Dalam bursa, ada 2 sifat utama yang harus dikurangi, yaitu fear dan greed. Takut ketika melihat harga saham jatuh, dan serakah ketika melihat harga saham naik. Mentalitas ini membuat kita mengurangi potensi keuntungan kita. Di mana ketika kita menjual murah, berarti cenderung rugi, atau membeli ketika harga naik, berarti kita membeli lebih sedikit di harga tinggi, dan potensi untung berkurang. Dengan memperbesar kerugian dan mengecilkan keuntungan, adalah cara yang berlawanan dalam meningkatkan kekayaan. Boleh dibilang ini dark side dalam berinvestasi.
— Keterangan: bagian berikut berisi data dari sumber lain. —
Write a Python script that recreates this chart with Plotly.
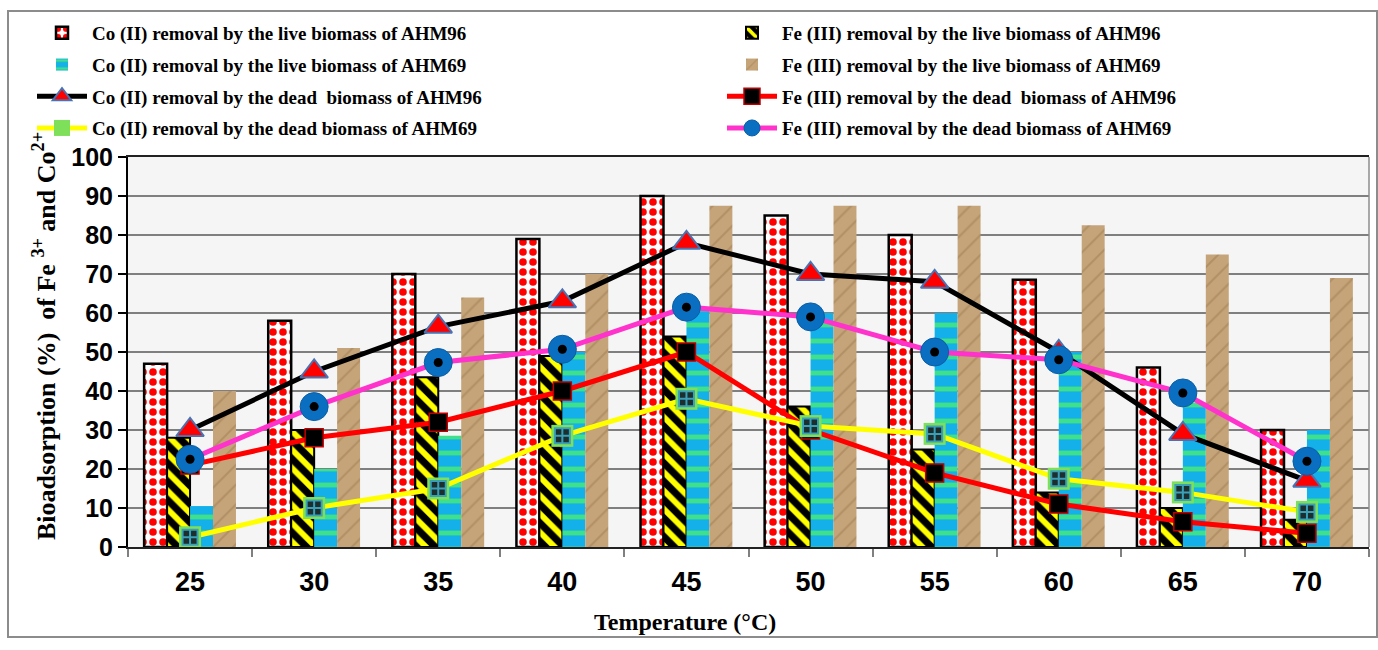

Dark side lain dalam dunia berinvestasi adalah berharap bursa turun tajam atau crash. Dalam konsep value investing, tidaklah ada konsep demikian. Kita selalu mencari peluang bertumbuh perusahaan baik. Mengharap kondisi ekonomi buruk sama juga berharap kapal yang kita tumpangi bocor. Resesi membuat kita sendiri tidak yakin akan masa depan finansial kita. Apakah kita termasuk yang pengurangan karyawan atau tidak, atau gaji tidak naik, atau bonus akhir tahun dihilangkan. Ini otomatis membuat kita merubah rencana investasi kita.
Kalau kita sekarang menjawab coba kalau nanti resesi datang, saya akan membeli semua saham, sepertinya sedang berandai-andai kondisi buruk pada saat sedang di situasi baik. Apakah sekarang investor berani membeli saham yang sedang tertekan? Misalnya sektor properti dan konstruksi. Jika tidak, mengapa investor ini berharap berani membeli saham UNVR atau BBCA di harga turun 30% dari puncaknya?
Satu-satunya signal beli saya adalah ketika menemukan perusahaan yang saya sukai. Dengan cara ini, tidak ada kata terlambat untuk membeli saham. Kalimat dari Peter Lynch di buku One Up on Wall Street. Seperti seorang jedi yang berlatih membutuhkan guru pembimbing, maka kita sebagai investor juga harus mencari seorang mentor. Dan mentor yang benar-benar telah teruji, bukan yang hanya teks book atau juga baru memulai di bursa. Ilmu boleh banyak, tapi mental akan berbeda antara yang baru terjun dan yang sudah punya pengalaman yang benar dalam berinvestasi.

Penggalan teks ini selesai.